• **Data excerpt**
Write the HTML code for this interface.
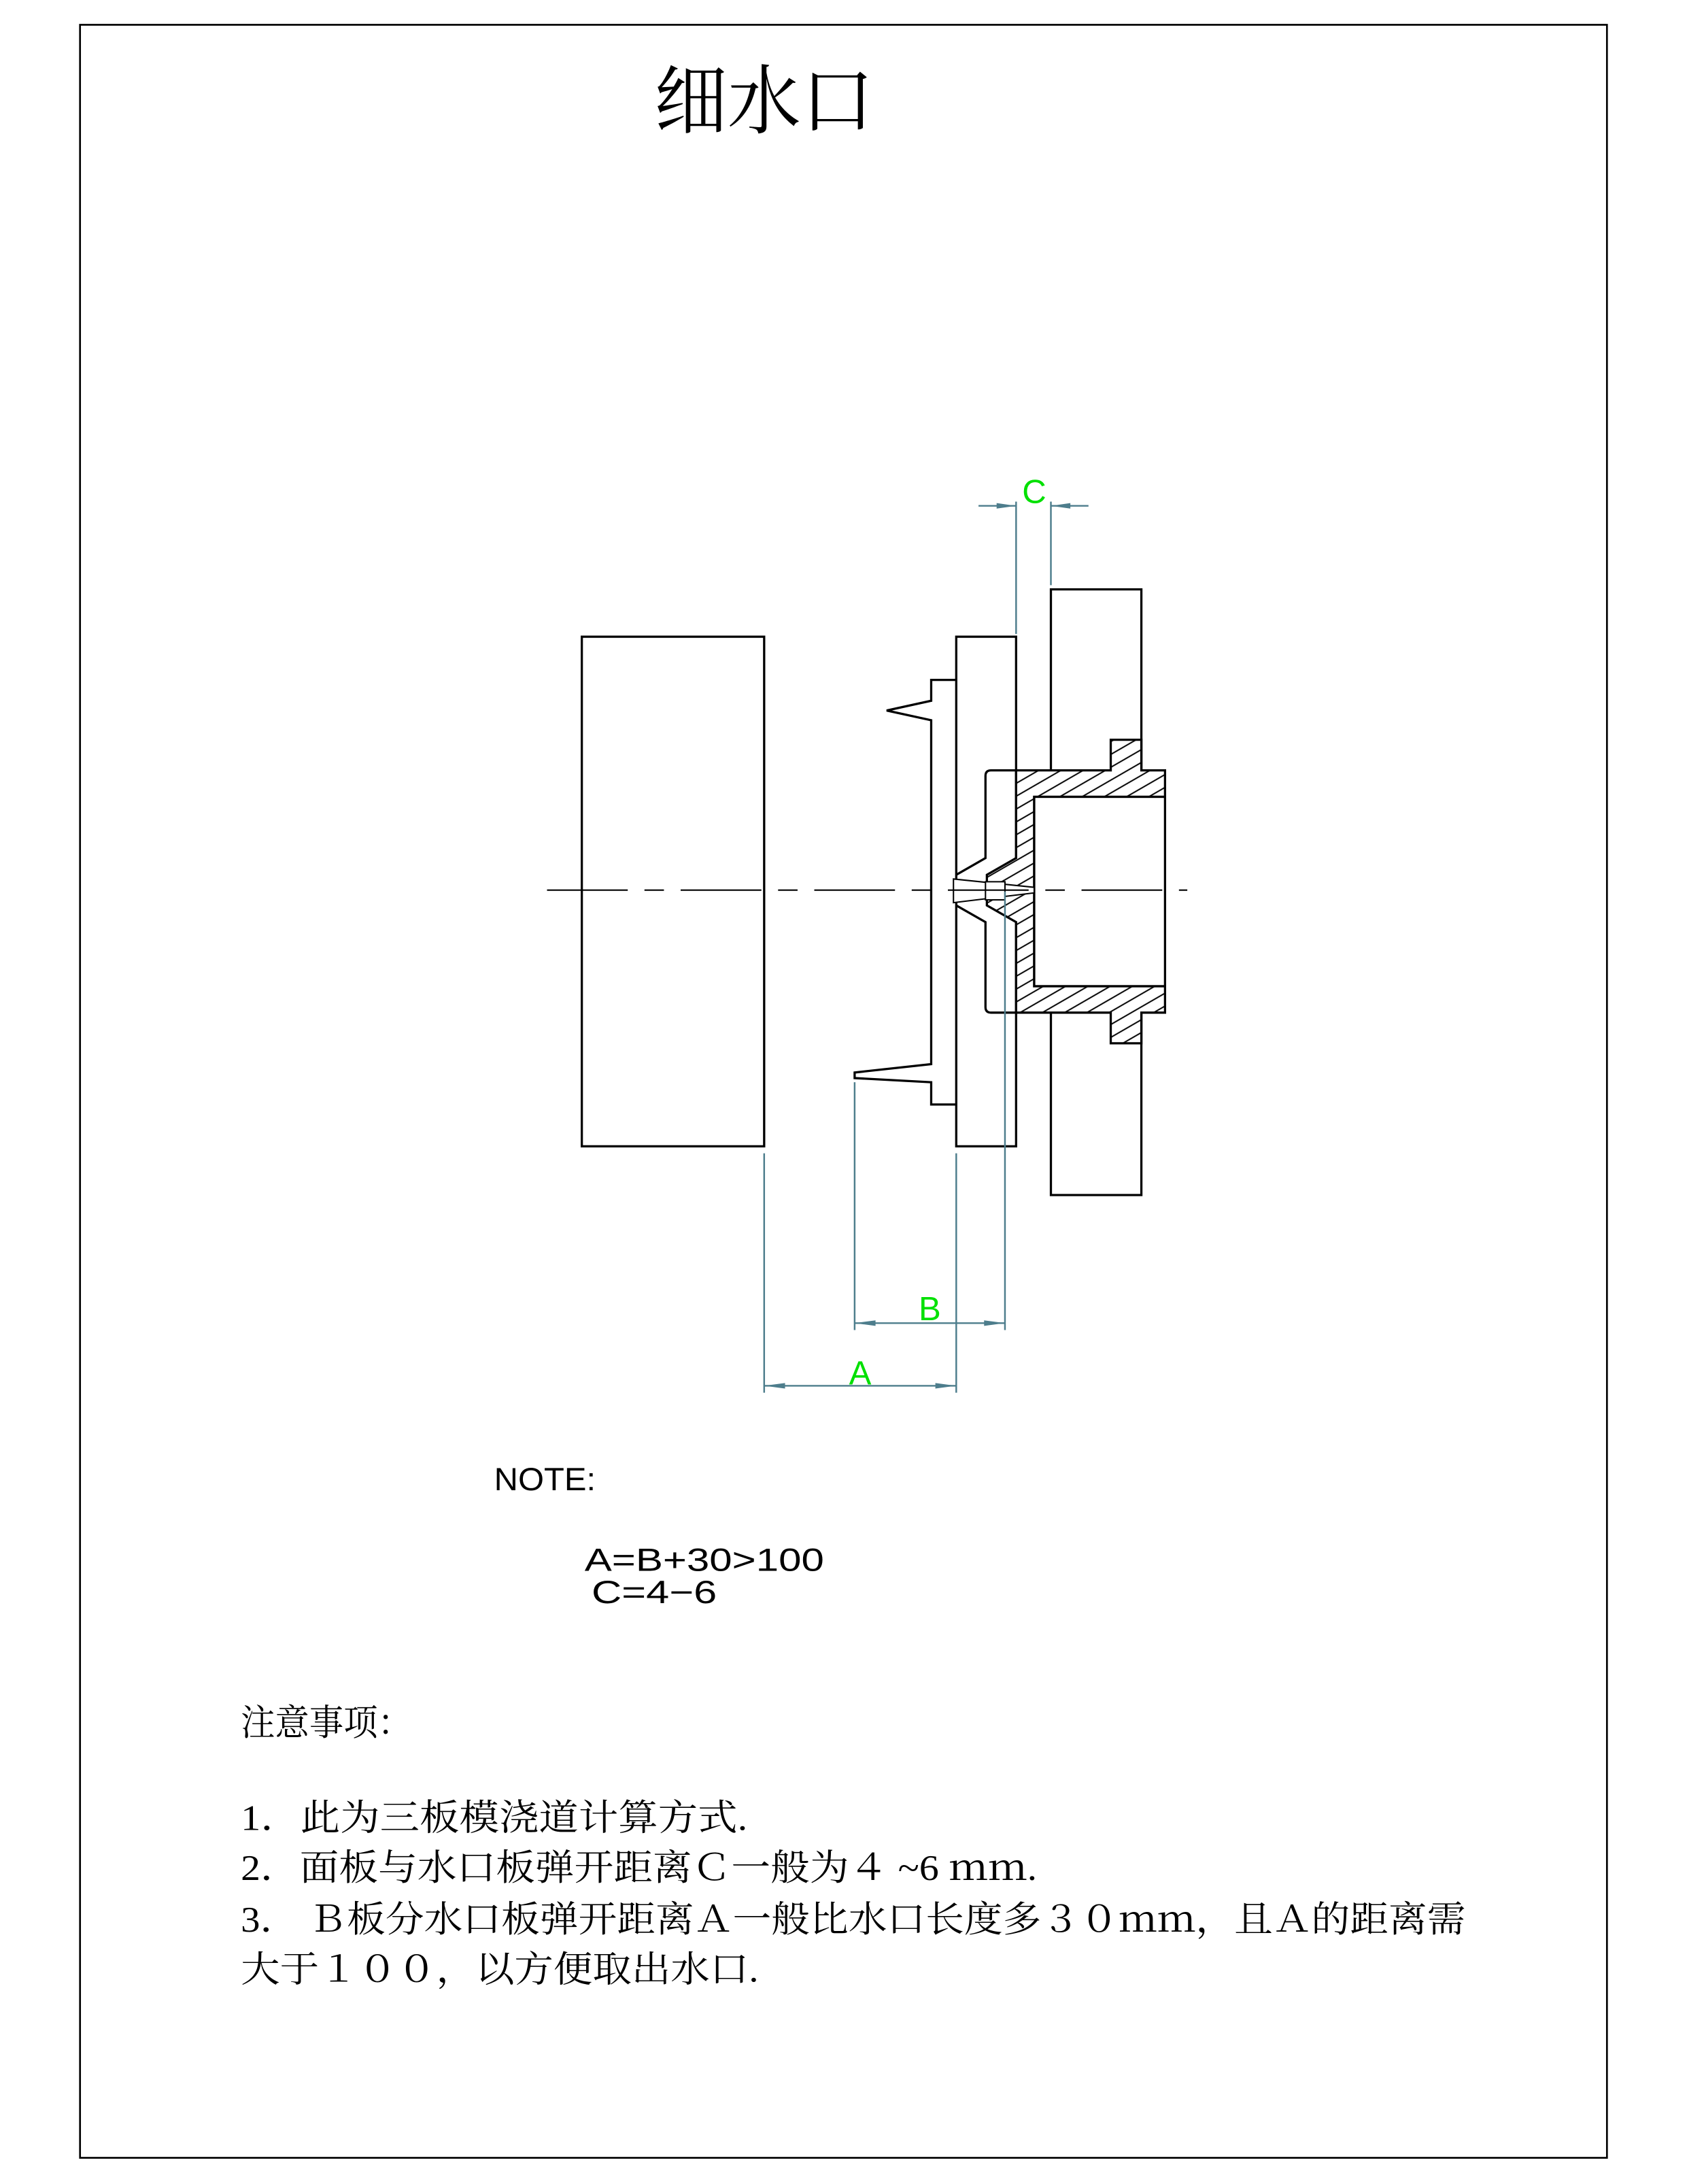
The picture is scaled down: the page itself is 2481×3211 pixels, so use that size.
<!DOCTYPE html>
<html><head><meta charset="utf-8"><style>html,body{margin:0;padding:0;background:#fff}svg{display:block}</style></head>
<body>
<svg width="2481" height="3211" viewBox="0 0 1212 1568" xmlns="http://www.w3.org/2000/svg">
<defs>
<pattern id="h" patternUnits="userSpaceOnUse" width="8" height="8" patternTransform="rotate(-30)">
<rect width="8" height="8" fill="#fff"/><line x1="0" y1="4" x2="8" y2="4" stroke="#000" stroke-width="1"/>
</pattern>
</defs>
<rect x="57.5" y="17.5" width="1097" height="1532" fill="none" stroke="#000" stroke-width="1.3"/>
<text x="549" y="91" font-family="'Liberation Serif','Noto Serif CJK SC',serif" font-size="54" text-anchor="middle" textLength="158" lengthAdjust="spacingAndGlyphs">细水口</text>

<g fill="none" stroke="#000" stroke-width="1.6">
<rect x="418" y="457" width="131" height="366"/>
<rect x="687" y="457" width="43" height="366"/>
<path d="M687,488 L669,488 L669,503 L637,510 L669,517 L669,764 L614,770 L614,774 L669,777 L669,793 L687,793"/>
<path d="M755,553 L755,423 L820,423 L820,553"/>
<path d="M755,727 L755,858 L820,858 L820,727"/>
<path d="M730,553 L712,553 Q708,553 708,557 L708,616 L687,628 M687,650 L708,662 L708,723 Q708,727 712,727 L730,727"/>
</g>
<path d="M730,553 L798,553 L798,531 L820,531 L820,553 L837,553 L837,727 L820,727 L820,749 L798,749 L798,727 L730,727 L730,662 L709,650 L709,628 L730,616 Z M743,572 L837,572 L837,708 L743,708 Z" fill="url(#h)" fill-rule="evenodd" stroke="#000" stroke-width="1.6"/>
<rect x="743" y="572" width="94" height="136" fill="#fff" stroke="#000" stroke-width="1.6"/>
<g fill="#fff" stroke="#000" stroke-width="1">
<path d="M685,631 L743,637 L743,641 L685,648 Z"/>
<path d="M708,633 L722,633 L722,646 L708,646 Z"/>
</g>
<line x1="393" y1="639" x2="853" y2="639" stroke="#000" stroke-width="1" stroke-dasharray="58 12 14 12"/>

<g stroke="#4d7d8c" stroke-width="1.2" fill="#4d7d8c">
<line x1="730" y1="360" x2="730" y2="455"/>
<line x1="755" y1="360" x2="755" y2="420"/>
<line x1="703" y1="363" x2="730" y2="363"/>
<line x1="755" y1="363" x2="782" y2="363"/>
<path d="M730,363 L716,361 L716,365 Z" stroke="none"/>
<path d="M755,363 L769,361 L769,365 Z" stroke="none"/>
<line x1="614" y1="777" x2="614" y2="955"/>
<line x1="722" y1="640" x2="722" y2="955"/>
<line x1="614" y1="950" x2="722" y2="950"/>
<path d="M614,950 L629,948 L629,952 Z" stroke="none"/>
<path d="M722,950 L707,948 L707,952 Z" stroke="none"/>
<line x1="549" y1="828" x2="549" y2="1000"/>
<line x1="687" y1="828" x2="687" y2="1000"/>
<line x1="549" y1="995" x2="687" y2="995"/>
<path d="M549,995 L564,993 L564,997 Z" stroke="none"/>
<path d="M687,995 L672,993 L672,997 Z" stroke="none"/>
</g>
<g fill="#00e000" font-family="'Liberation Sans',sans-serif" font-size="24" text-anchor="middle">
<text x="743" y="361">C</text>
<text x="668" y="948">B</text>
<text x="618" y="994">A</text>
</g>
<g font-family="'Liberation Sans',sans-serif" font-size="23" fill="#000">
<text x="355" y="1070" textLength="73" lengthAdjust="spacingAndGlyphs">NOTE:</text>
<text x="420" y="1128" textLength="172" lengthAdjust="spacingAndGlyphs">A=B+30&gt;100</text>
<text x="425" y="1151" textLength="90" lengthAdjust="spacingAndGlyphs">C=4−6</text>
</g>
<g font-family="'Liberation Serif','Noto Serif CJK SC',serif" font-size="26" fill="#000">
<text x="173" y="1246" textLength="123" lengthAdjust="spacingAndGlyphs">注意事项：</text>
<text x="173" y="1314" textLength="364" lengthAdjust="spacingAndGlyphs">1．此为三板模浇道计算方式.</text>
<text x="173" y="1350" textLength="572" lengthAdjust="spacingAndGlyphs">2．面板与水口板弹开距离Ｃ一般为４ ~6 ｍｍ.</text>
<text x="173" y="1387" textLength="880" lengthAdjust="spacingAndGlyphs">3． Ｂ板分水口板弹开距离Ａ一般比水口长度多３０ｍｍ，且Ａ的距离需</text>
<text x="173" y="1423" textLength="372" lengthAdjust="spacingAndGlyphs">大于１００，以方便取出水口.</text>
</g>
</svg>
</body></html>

• **Problem to work on**
Skip the pictures, then retype every line above exactly.

• **Answer to this task**
Write the HTML code for this interface.
The picture is scaled down: the page itself is 2481×3211 pixels, so use that size.
<!DOCTYPE html>
<html><head><meta charset="utf-8"><style>html,body{margin:0;padding:0;background:#fff}svg{display:block}</style></head>
<body>
<svg width="2481" height="3211" viewBox="0 0 1212 1568" xmlns="http://www.w3.org/2000/svg">
<defs>
<pattern id="h" patternUnits="userSpaceOnUse" width="8" height="8" patternTransform="rotate(-30)">
<rect width="8" height="8" fill="#fff"/><line x1="0" y1="4" x2="8" y2="4" stroke="#000" stroke-width="1"/>
</pattern>
</defs>
<rect x="57.5" y="17.5" width="1097" height="1532" fill="none" stroke="#000" stroke-width="1.3"/>
<text x="549" y="91" font-family="'Liberation Serif','Noto Serif CJK SC',serif" font-size="54" text-anchor="middle" textLength="158" lengthAdjust="spacingAndGlyphs">细水口</text>

<g fill="none" stroke="#000" stroke-width="1.6">
<rect x="418" y="457" width="131" height="366"/>
<rect x="687" y="457" width="43" height="366"/>
<path d="M687,488 L669,488 L669,503 L637,510 L669,517 L669,764 L614,770 L614,774 L669,777 L669,793 L687,793"/>
<path d="M755,553 L755,423 L820,423 L820,553"/>
<path d="M755,727 L755,858 L820,858 L820,727"/>
<path d="M730,553 L712,553 Q708,553 708,557 L708,616 L687,628 M687,650 L708,662 L708,723 Q708,727 712,727 L730,727"/>
</g>
<path d="M730,553 L798,553 L798,531 L820,531 L820,553 L837,553 L837,727 L820,727 L820,749 L798,749 L798,727 L730,727 L730,662 L709,650 L709,628 L730,616 Z M743,572 L837,572 L837,708 L743,708 Z" fill="url(#h)" fill-rule="evenodd" stroke="#000" stroke-width="1.6"/>
<rect x="743" y="572" width="94" height="136" fill="#fff" stroke="#000" stroke-width="1.6"/>
<g fill="#fff" stroke="#000" stroke-width="1">
<path d="M685,631 L743,637 L743,641 L685,648 Z"/>
<path d="M708,633 L722,633 L722,646 L708,646 Z"/>
</g>
<line x1="393" y1="639" x2="853" y2="639" stroke="#000" stroke-width="1" stroke-dasharray="58 12 14 12"/>

<g stroke="#4d7d8c" stroke-width="1.2" fill="#4d7d8c">
<line x1="730" y1="360" x2="730" y2="455"/>
<line x1="755" y1="360" x2="755" y2="420"/>
<line x1="703" y1="363" x2="730" y2="363"/>
<line x1="755" y1="363" x2="782" y2="363"/>
<path d="M730,363 L716,361 L716,365 Z" stroke="none"/>
<path d="M755,363 L769,361 L769,365 Z" stroke="none"/>
<line x1="614" y1="777" x2="614" y2="955"/>
<line x1="722" y1="640" x2="722" y2="955"/>
<line x1="614" y1="950" x2="722" y2="950"/>
<path d="M614,950 L629,948 L629,952 Z" stroke="none"/>
<path d="M722,950 L707,948 L707,952 Z" stroke="none"/>
<line x1="549" y1="828" x2="549" y2="1000"/>
<line x1="687" y1="828" x2="687" y2="1000"/>
<line x1="549" y1="995" x2="687" y2="995"/>
<path d="M549,995 L564,993 L564,997 Z" stroke="none"/>
<path d="M687,995 L672,993 L672,997 Z" stroke="none"/>
</g>
<g fill="#00e000" font-family="'Liberation Sans',sans-serif" font-size="24" text-anchor="middle">
<text x="743" y="361">C</text>
<text x="668" y="948">B</text>
<text x="618" y="994">A</text>
</g>
<g font-family="'Liberation Sans',sans-serif" font-size="23" fill="#000">
<text x="355" y="1070" textLength="73" lengthAdjust="spacingAndGlyphs">NOTE:</text>
<text x="420" y="1128" textLength="172" lengthAdjust="spacingAndGlyphs">A=B+30&gt;100</text>
<text x="425" y="1151" textLength="90" lengthAdjust="spacingAndGlyphs">C=4−6</text>
</g>
<g font-family="'Liberation Serif','Noto Serif CJK SC',serif" font-size="26" fill="#000">
<text x="173" y="1246" textLength="123" lengthAdjust="spacingAndGlyphs">注意事项：</text>
<text x="173" y="1314" textLength="364" lengthAdjust="spacingAndGlyphs">1．此为三板模浇道计算方式.</text>
<text x="173" y="1350" textLength="572" lengthAdjust="spacingAndGlyphs">2．面板与水口板弹开距离Ｃ一般为４ ~6 ｍｍ.</text>
<text x="173" y="1387" textLength="880" lengthAdjust="spacingAndGlyphs">3． Ｂ板分水口板弹开距离Ａ一般比水口长度多３０ｍｍ，且Ａ的距离需</text>
<text x="173" y="1423" textLength="372" lengthAdjust="spacingAndGlyphs">大于１００，以方便取出水口.</text>
</g>
</svg>
</body></html>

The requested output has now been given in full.